Koniec „House of Cards”. Decyzję ogłoszono w atmosferze skandalu wokół Kevina Spaceya
„Variety” informuje, ze 6. sezon serialu, który będzie miał premierę w 2018 roku, będzie zarazem jego ostatnim. Przedstawiciele Netflixa przekazali, że decyzja została podjęta już przed kilkoma miesiącami. Faktem jednak pozostaje, że zakomunikowano ją tego samego dnia, gdy media obiegła historia aktora Anthony'ego Rappa, który oskarżył Spaceya o niewłaściwe zachowanie.
Anthony Rapp, który jest znany głównie z roli w musiaclu „Rent” oraz „You're a Good Man, Charlie Brown” opowiedział w rozmowie z mediami, że w 1986 roku bawił się na przyjęciu, które zostało zorganizowane w apartamencie 26-letniego wówczas Kevina Spacey na Manhattanie. Według aktora Spacey podszedł do niego, kiedy leżał na łóżku i położył się na nim. Miał też „próbować się do niego dobierać i brać na ręce w taki sposób, jak pan młody chwyta swoją żonę przechodząc przez próg”. – Do dziś nie mogę pozbyć się tej sytuacji z mojej głowy. Postanowiłem wszystko ujawnić, kiedy na jaw wyszła spraw Harvey'a Weinsteina – tłumaczył Rapp.
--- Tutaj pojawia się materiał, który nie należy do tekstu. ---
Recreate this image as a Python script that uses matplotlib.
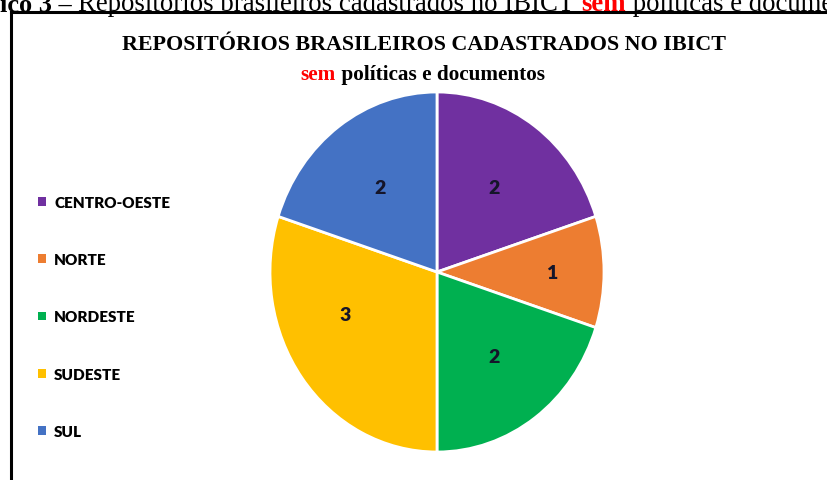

„Mam wiele szacunku do Anthony'ego Rappa jako aktora. Jestem zszokowany historią, którą opowiedział. Muszę szczerzę przyznać, że nie pamiętam tego zdarzenia, ponieważ od tego czasu minęło ponad 30 lat” – napisał Spacey w oświadczeniu. Artysta przyznał, że na tej imprezie był pod wpływem alkoholu, co mogło mieć znaczący wpływ na jego zachowanie. Jednocześnie dwukrotny zdobywca Oscara przeprosił za swoje zachowanie.
Spacey wykorzystał historię opowiedzianą przez Rappa do wyjaśnienia plotek na jego temat, które od wielu lat pojawiały się w mediach. „W swoim życiu miałem wiele relacji, zarówno z kobietami, jak i z mężczyznami. Teraz wybrałem życie jako osoba homoseksualna. Chcę mówić o tym jasno i uczciwie” – napisał aktor w oświadczeniu.